Intentó reírse, pero la risa se convirtió en tos y la sangre salió a borbotones de su boca salpicándole los dientes de rojo.
– Un viejo -contestó-. Un puto viejo. Ha salido de la nada, me ha rajado y luego ha liquidado a Contorno antes de que supiésemos siquiera qué estaba pasando. Joder, tío, yo me he echado a correr. A la mierda Contorno. -Intentó mover la cabeza para mirar en dirección al pueblo-. Ahora seguro que anda por ahí, observándonos.
Maybury estaba en calma y nada se movía en la calle, pero Mifflin tenía razón: daba la sensación de que nos vigilaban desde la oscuridad, como si, en lo más hondo de ella, alguien contuviese la respiración y aguardase.
– Pronto llegará ayuda -dije, aunque mientras hablaba no tenía la menor certeza de que las cosas se hubiesen decantado de nuestro lado en la Comisaría de Policía. Afortunadamente contábamos con Louis, pensé, porque de lo contrario ya estaríamos todos muertos-. Te llevaremos a un médico.
Negó con la cabeza una vez.
– No, al médico no -dijo. Me lanzó una mirada iracunda-. Esto termina aquí. ¡Hazlo, joder, hazlo!
– No -susurré-. Ya no más.
Pero Mifflin no estaba dispuesto a aceptar un no por respuesta. Con la poca fuerza que le quedaba, metió la mano bajo la pechera del abrigo, apretando los dientes por el esfuerzo. Yo reaccioné sin pensármelo dos veces y lo maté allí mismo, pero cuando retiré su mano del interior del abrigo la tenía vacía. ¿Cómo podía ser de otro modo si llevaba sólo una navaja para defenderse?
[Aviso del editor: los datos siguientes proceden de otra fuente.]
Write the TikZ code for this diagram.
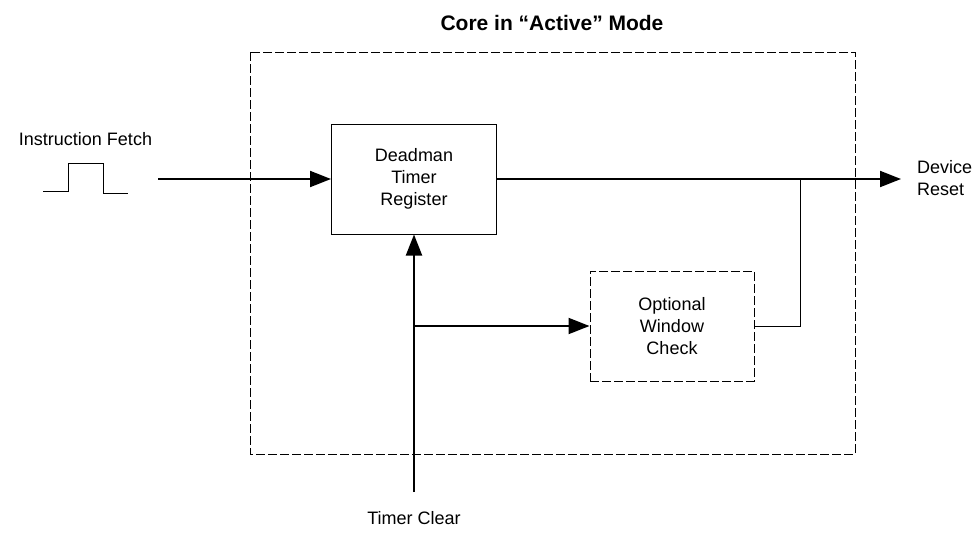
\documentclass[tikz,border=0pt]{standalone}
\usepackage{fontspec}
\setmainfont{Liberation Sans}
\usetikzlibrary{arrows.meta}
\begin{document}
\begin{tikzpicture}[x=1pt,y=-1pt,
  lbl/.style={font=\fontsize{18}{22}\selectfont, inner sep=0pt, align=center},
  solidbox/.style={draw, line width=1pt, minimum width=165pt, minimum height=110pt, font=\fontsize{18}{22}\selectfont, align=center, inner sep=0pt},
  dashbox/.style={solidbox, dash pattern=on 9pt off 3pt},
  sig/.style={line width=2pt},
  arr/.style={sig, -{Triangle[length=21pt,width=16pt]}}]
\useasboundingbox (0,0) rectangle (980,538);
\node[font=\bfseries\fontsize{21}{25}\selectfont, inner sep=0pt] (title) at (552,23) {Core in “Active” Mode};
\draw[line width=1pt, dash pattern=on 9pt off 3pt] (250,52) rectangle (855,454);
\node[solidbox] (dm) at (414,179) {Deadman\\Timer\\Register};
\node[dashbox, minimum width=164pt] (ow) at (672,326) {\raisebox{2pt}{\parbox{100pt}{\centering Optional\\Window\\Check}}};
\node[lbl] (fetch) at (85.5,139) {Instruction Fetch};
\draw[line width=1pt] (43,191) -- (68,191) -- (68,163.5) -- (103,163.5) -- (103,193) -- (128,193);
\coordinate (fin) at (158,179);
\draw[arr] (fin) -- (dm.west);
\coordinate (rst) at (901,179);
\draw[arr] (dm.east) -- (rst);
\node[lbl, anchor=west, align=left] (reset) at (917,178) {Device\\Reset};
\coordinate (jn) at (800,179);
\draw[line width=1pt] (ow.east) -| (jn);
\node[lbl] (clear) at (414,518) {Timer Clear};
\coordinate (cb) at (414,492);
\draw[arr] (cb) -- (dm.south);
\coordinate (br) at (414,326);
\draw[arr] (br) -- (ow.west);
\end{tikzpicture}
\end{document}
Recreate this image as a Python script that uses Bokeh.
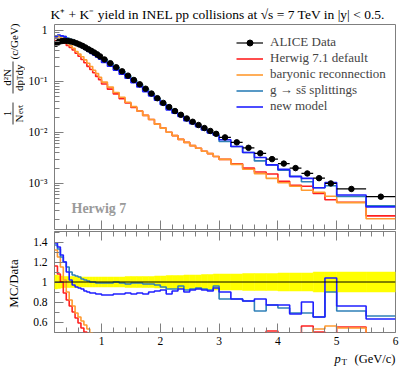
import numpy as np
from math import pi
from bokeh.plotting import figure
from bokeh.layouts import column, row
from bokeh.models import (Range1d, FixedTicker, CustomJSTickFormatter, Label, Legend,
                          LegendItem, LinearAxis, Span)
from bokeh.embed import file_html
from bokeh.resources import INLINE

# ---------------- data ----------------
edges = [0.20, 0.25, 0.30, 0.35, 0.40, 0.45, 0.50, 0.55, 0.60, 0.65, 0.70, 0.75, 0.80,
         0.85, 0.90, 0.95, 1.00, 1.10, 1.20, 1.30, 1.40, 1.50, 1.60, 1.70, 1.80, 1.90,
         2.00, 2.10, 2.20, 2.30, 2.40, 2.50, 2.60, 2.70, 2.80, 2.90, 3.00, 3.20, 3.40,
         3.60, 3.80, 4.00, 4.20, 4.40, 4.60, 4.80, 5.00, 5.50, 6.00]

alice_yield = [0.55, 0.60, 0.62, 0.63, 0.62, 0.61, 0.59, 0.56, 0.53, 0.50, 0.465, 0.43,
               0.40, 0.37, 0.34, 0.31,
               0.27, 0.228, 0.19, 0.158, 0.130, 0.107, 0.088, 0.072, 0.058, 0.047,
               0.038, 0.0315, 0.0263, 0.0222, 0.0188, 0.0162, 0.0140, 0.0122, 0.0107, 0.0094,
               0.0080, 0.0064, 0.0050, 0.0039, 0.0030, 0.00245, 0.0020, 0.00157, 0.00127, 0.00100,
               0.00078, 0.00055]

alice_relerr = [0.07, 0.065, 0.06, 0.055, 0.055, 0.055, 0.055, 0.055, 0.05, 0.05, 0.05, 0.05,
                0.05, 0.05, 0.05, 0.05,
                0.05, 0.05, 0.05, 0.05, 0.055, 0.055, 0.055, 0.055, 0.055, 0.06,
                0.06, 0.065, 0.065, 0.065, 0.07, 0.07, 0.07, 0.075, 0.075, 0.08,
                0.08, 0.08, 0.085, 0.085, 0.085, 0.09, 0.09, 0.09, 0.1, 0.1,
                0.1, 0.1]

ratio_default = [1.16, 1.08, 1.00, 0.89, 0.82, 0.76, 0.70, 0.64, 0.59, 0.54, 0.50, 0.46,
                 0.43, 0.40, 0.37, 0.35,
                 0.33, 0.31, 0.30, 0.29, 0.29, 0.29, 0.30, 0.30, 0.31, 0.31,
                 0.32, 0.32, 0.33, 0.33, 0.34, 0.34, 0.35, 0.35, 0.36, 0.36,
                 0.37, 0.38, 0.40, 0.43, 0.51, 0.45, 0.46, 0.56, 0.50, 0.48,
                 0.55, 0.42]

ratio_baryonic = [1.32, 1.25, 1.15, 1.02, 0.90, 0.82, 0.76, 0.69, 0.65, 0.61, 0.57, 0.53,
                  0.49, 0.45, 0.42, 0.39,
                  0.36, 0.34, 0.32, 0.31, 0.30, 0.30, 0.30, 0.30, 0.31, 0.31,
                  0.32, 0.32, 0.33, 0.33, 0.34, 0.34, 0.35, 0.35, 0.36, 0.36,
                  0.37, 0.37, 0.38, 0.40, 0.42, 0.42, 0.44, 0.47, 0.53, 0.56,
                  0.54, 0.37]

ratio_gss = [1.37, 1.33, 1.25, 1.20, 1.15, 1.10, 1.07, 1.06, 1.05, 1.03, 1.02, 1.01,
             1.00, 1.00, 0.99, 0.99,
             0.99, 0.99, 1.00, 0.99, 0.98, 0.99, 0.99, 0.98, 0.98, 0.97,
             0.95, 0.93, 0.93, 0.96, 0.92, 0.93, 0.94, 0.93, 0.92, 0.96,
             0.83, 0.83, 0.81, 0.71, 0.77, 0.74, 0.69, 0.69, 0.65, 0.90,
             0.71, 0.66]

ratio_new = [1.39, 1.35, 1.27, 1.20, 1.10, 1.02, 0.97, 0.95, 0.94, 0.93, 0.91, 0.90,
             0.89, 0.89, 0.88, 0.88,
             0.87, 0.87, 0.88, 0.88, 0.89, 0.88, 0.89, 0.88, 0.90, 0.91,
             0.92, 0.88, 0.91, 0.93, 0.90, 0.92, 0.93, 0.92, 0.91, 0.94,
             0.90, 0.83, 0.81, 0.83, 0.77, 0.77, 0.68, 0.80, 0.65, 1.04,
             0.76, 0.63]

series_names = ["Herwig 7.1 default", "baryonic reconnection",
                "g \u2192 ss\u0304 splittings", "new model"]
series_ratios = [ratio_default, ratio_baryonic, ratio_gss, ratio_new]
series_colors = ["#ff2020", "#ff9a30", "#2f80b8", "#2020ff"]

title_text = "K\u207a + K\u207b yield in INEL pp collisions at \u221as = 7 TeV in |y| < 0.5."

x_major = [1, 2, 3, 4, 5, 6]
x_minor = [round(0.2 * k, 1) for k in range(1, 30)]
ratio_major = [0.6, 0.8, 1.0, 1.2, 1.4]
ratio_minor = [0.5, 0.7, 0.9, 1.1, 1.3, 1.5]
log_major = [1e-3, 1e-2, 1e-1, 1.0]
log_minor = [k * 10.0 ** d for d in range(-4, 1) for k in range(2, 10)]

# ---------------- derived arrays ----------------
e = np.array(edges)
lo, hi = e[:-1], e[1:]
mid = 0.5 * (lo + hi)
dat = np.array(alice_yield)
rel = np.array(alice_relerr)

FONT = "Liberation Serif"
GRAY = "#7f7f7f"
W = 405          # total width
LW = 25          # width of the y-label column
MW = W - LW      # width of the panels column
TOP_H = 22       # title strip height
PANEL_H = 208 + 119
XL_H = 18        # x-label strip height


def style_axis(ax, labels=True, standoff=8):
    ax.axis_line_color = None
    ax.major_tick_in = 9
    ax.major_tick_out = 0
    ax.minor_tick_in = 5
    ax.minor_tick_out = 0
    ax.major_tick_line_color = GRAY
    ax.minor_tick_line_color = GRAY
    ax.major_label_text_font = FONT
    ax.axis_label = None
    if labels:
        ax.major_label_text_font_size = "11.5px"
        ax.major_label_text_color = "black"
        ax.major_label_standoff = standoff
    else:
        ax.major_label_text_font_size = "0px"
        ax.major_label_text_color = None
        ax.major_label_standoff = 0


def plain_fig(width, height, x0, x1, y0, y1):
    f = figure(width=width, height=height, x_range=Range1d(x0, x1), y_range=Range1d(y0, y1),
               output_backend="svg", toolbar_location=None,
               x_axis_location=None, y_axis_location=None,
               min_border_left=0, min_border_right=0, min_border_top=0, min_border_bottom=0)
    f.grid.visible = False
    f.outline_line_color = None
    f.background_fill_color = "white"
    f.border_fill_color = "white"
    return f


def tlab(fig, x, y, text, size="13px", style="normal", angle=0.0, align="left",
         baseline="alphabetic", color="black", units="data"):
    fig.add_layout(Label(x=x, y=y, x_units=units, y_units=units, text=text,
                         text_font=FONT, text_font_size=size, text_font_style=style,
                         angle=angle, text_align=align, text_baseline=baseline,
                         text_color=color))


# ---------------- title strip (data units = canvas pixels) ----------------
title_fig = plain_fig(W, TOP_H, 0, W, TOP_H, 0)
tlab(title_fig, 50, 14, title_text, size="13.5px")

# ---------------- top panel ----------------
top = figure(width=MW, height=208, y_axis_type="log",
             x_range=Range1d(0.2, 6.0), y_range=Range1d(1.25e-4, 1.31),
             output_backend="svg", toolbar_location=None,
             min_border_left=26, min_border_right=10, min_border_top=2, min_border_bottom=1)
top.grid.visible = False
top.outline_line_color = GRAY
top.outline_line_width = 1
top.background_fill_color = "white"
top.border_fill_color = "white"

style_axis(top.xaxis[0], labels=False)
top.xaxis[0].ticker = FixedTicker(ticks=x_major, minor_ticks=x_minor)
style_axis(top.yaxis[0], labels=True, standoff=7)
top.yaxis[0].ticker = FixedTicker(ticks=log_major, minor_ticks=log_minor)
top.yaxis[0].formatter = CustomJSTickFormatter(code="""
const e = Math.round(Math.log10(tick));
if (e === 0) { return "1"; }
const m = {"-": "\u207b", "0": "\u2070", "1": "\u00b9", "2": "\u00b2", "3": "\u00b3", "4": "\u2074"};
return "10" + String(e).split("").map(c => m[c]).join("");
""")

items = []
for name, ratio, col in zip(series_names, series_ratios, series_colors):
    mc = dat * np.array(ratio)
    r = top.step(x=list(edges), y=list(mc) + [mc[-1]], mode="after",
                 line_color=col, line_width=1.6)
    items.append(LegendItem(label=name, renderers=[r]))

seg_h = top.segment(x0=lo, x1=hi, y0=dat, y1=dat, line_color="black", line_width=1.2)
top.segment(x0=mid, x1=mid, y0=dat * (1 - rel), y1=dat * (1 + rel),
            line_color="black", line_width=1.2)
pts = top.scatter(x=mid, y=dat, size=5.5, marker="circle",
                  fill_color="black", line_color="black")
items.insert(0, LegendItem(label="ALICE Data", renderers=[seg_h, pts]))

legend = Legend(items=items, location=(182, 115), background_fill_alpha=0.0,
                border_line_color=None, label_text_font=FONT, label_text_font_size="13px",
                glyph_width=27, glyph_height=15, label_height=15, spacing=0, padding=0,
                margin=0, label_standoff=7)
top.add_layout(legend)

tlab(top, 17, 21, "Herwig 7", size="14px", style="bold", color="#9a9a9a", units="screen")

# ---------------- ratio panel ----------------
bot = figure(width=MW, height=119, x_range=top.x_range, y_range=Range1d(0.495, 1.505),
             output_backend="svg", toolbar_location=None,
             min_border_left=26, min_border_right=10, min_border_top=1, min_border_bottom=17)
bot.grid.visible = False
bot.outline_line_color = GRAY
bot.outline_line_width = 1
bot.background_fill_color = "white"
bot.border_fill_color = "white"

style_axis(bot.xaxis[0], labels=True, standoff=4)
bot.xaxis[0].ticker = FixedTicker(ticks=x_major, minor_ticks=x_minor)
above = LinearAxis()
style_axis(above, labels=False)
above.ticker = FixedTicker(ticks=x_major, minor_ticks=x_minor)
bot.add_layout(above, "above")
style_axis(bot.yaxis[0], labels=True, standoff=7)
bot.yaxis[0].ticker = FixedTicker(ticks=ratio_major, minor_ticks=ratio_minor)
bot.yaxis[0].formatter = CustomJSTickFormatter(code="return String(Math.round(tick * 10) / 10);")

bot.quad(left=lo, right=hi, bottom=1 - rel, top=1 + rel, fill_color="#ffff00",
         line_color="#ffff00", line_width=0.5)
bot.add_layout(Span(location=1.0, dimension="width", line_color="black", line_width=1))
for ratio, col in zip(series_ratios, series_colors):
    bot.step(x=list(edges), y=list(ratio) + [ratio[-1]], mode="after",
             line_color=col, line_width=1.6)

# ---------------- y-label column (data units = canvas pixels) ----------------
ylab = plain_fig(LW, PANEL_H, 0, LW, TOP_H + PANEL_H, TOP_H)
R = pi / 2
tlab(ylab, 13, 41, "(c/GeV)", size="11px", angle=R, align="center", baseline="middle")
tlab(ylab, 6.5, 77, "d\u00b2N", size="11px", angle=R, align="center", baseline="middle")
ylab.segment(x0=[12.5, 12.5], x1=[12.5, 12.5], y0=[61, 102], y1=[93, 124],
             line_color="black", line_width=0.8)
tlab(ylab, 18, 85, "dp", size="11px", angle=R, align="center", baseline="middle")
tlab(ylab, 20, 77.5, "T", size="7.5px", angle=R, align="center", baseline="middle")
tlab(ylab, 18, 69.5, "dy", size="11px", angle=R, align="center", baseline="middle")
tlab(ylab, 6.5, 113, "1", size="11px", angle=R, align="center", baseline="middle")
tlab(ylab, 18, 118, "N", size="11px", angle=R, align="center", baseline="middle")
tlab(ylab, 20, 109, "evt", size="7.5px", angle=R, align="center", baseline="middle")
tlab(ylab, 13, 283, "MC/Data", size="13px", angle=R, align="center", baseline="middle")

# ---------------- x-label strip (data units = canvas pixels) ----------------
y_xl = TOP_H + PANEL_H
xlab_fig = plain_fig(W, XL_H, 0, W, y_xl + XL_H, y_xl)
tlab(xlab_fig, 334, 358, "p", size="12.5px", style="italic", align="left", baseline="middle")
tlab(xlab_fig, 341, 361, "T", size="9px", align="left", baseline="middle")
tlab(xlab_fig, 395, 358, "(GeV/c)", size="12.5px", align="right", baseline="middle")

layout = column(title_fig, row(ylab, column(top, bot)), xlab_fig)
open("out.html", "w").write(file_html(layout, INLINE))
Y cuando retrocedí, algo pareció titilar en la oscuridad al otro lado de la calle, y enseguida desapareció.
Regresé a la Comisaría de Policía, casi había llegado cuando una silueta apareció a mi derecha. Me volví de inmediato hacia ella, pero una voz dijo:
– Bird, soy yo.
Louis salió de la oscuridad sosteniendo la escopeta contra el pecho como un niño dormido. Tenía la cara salpicada de sangre y el abrigo roto por el hombro izquierdo.
– Se te ha roto el abrigo -dije-. Tu sastre va a derramar unas cuantas lágrimas.
– Da igual. Era de la temporada pasada -respondió Louis-. Con él puesto, me siento como un mendigo. -Se acercó a mí-. No tienes muy buen aspecto.
– ¿Eres consciente de que me han pegado un tiro? -pregunté dolorido.
– Siempre hay alguien disparándote -comentó-. Si no tuvieras a alguien que te disparase, te apalease o te electrocutase, te aburrirías. ¿Crees que puedes tenerte en pie? -El tono de su voz había cambiado y supuse que estaba a punto de darme una mala noticia.
– Adelante.
– Billy Purdue ha desaparecido. Por lo visto, Ressler ha perdido el conocimiento a causa de las heridas y Billy ha tirado de él por la pernera del pantalón hacia la celda mientras Ángel y los otros estaban distraídos. Le ha quitado las llaves del cinturón y ha tomado una escopeta del armero. Luego se ha escapado. Seguramente ha salido de la misma manera que nosotros.
– ¿Qué hacía Ángel? ¿Está bien?
– Sí, Ángel y Walter, los dos. Estaban ayudando a Jennings a reforzar la puerta trasera. Por lo visto, el último hombre de Tony ha hecho un segundo intento después de que nos fuéramos. Billy sólo ha tenido que marcharse.
– Después de despejarle nosotros el camino. -Juré con virulencia y luego le hablé de Mifflin y del muerto en la nieve.
– ¿Caleb? -preguntó Louis.
– El mismo -contesté-. Ha venido a por su hijo y está matando a todo aquel que represente una amenaza para él o para el chico. Mifflin lo ha visto, pero Mifflin está muerto.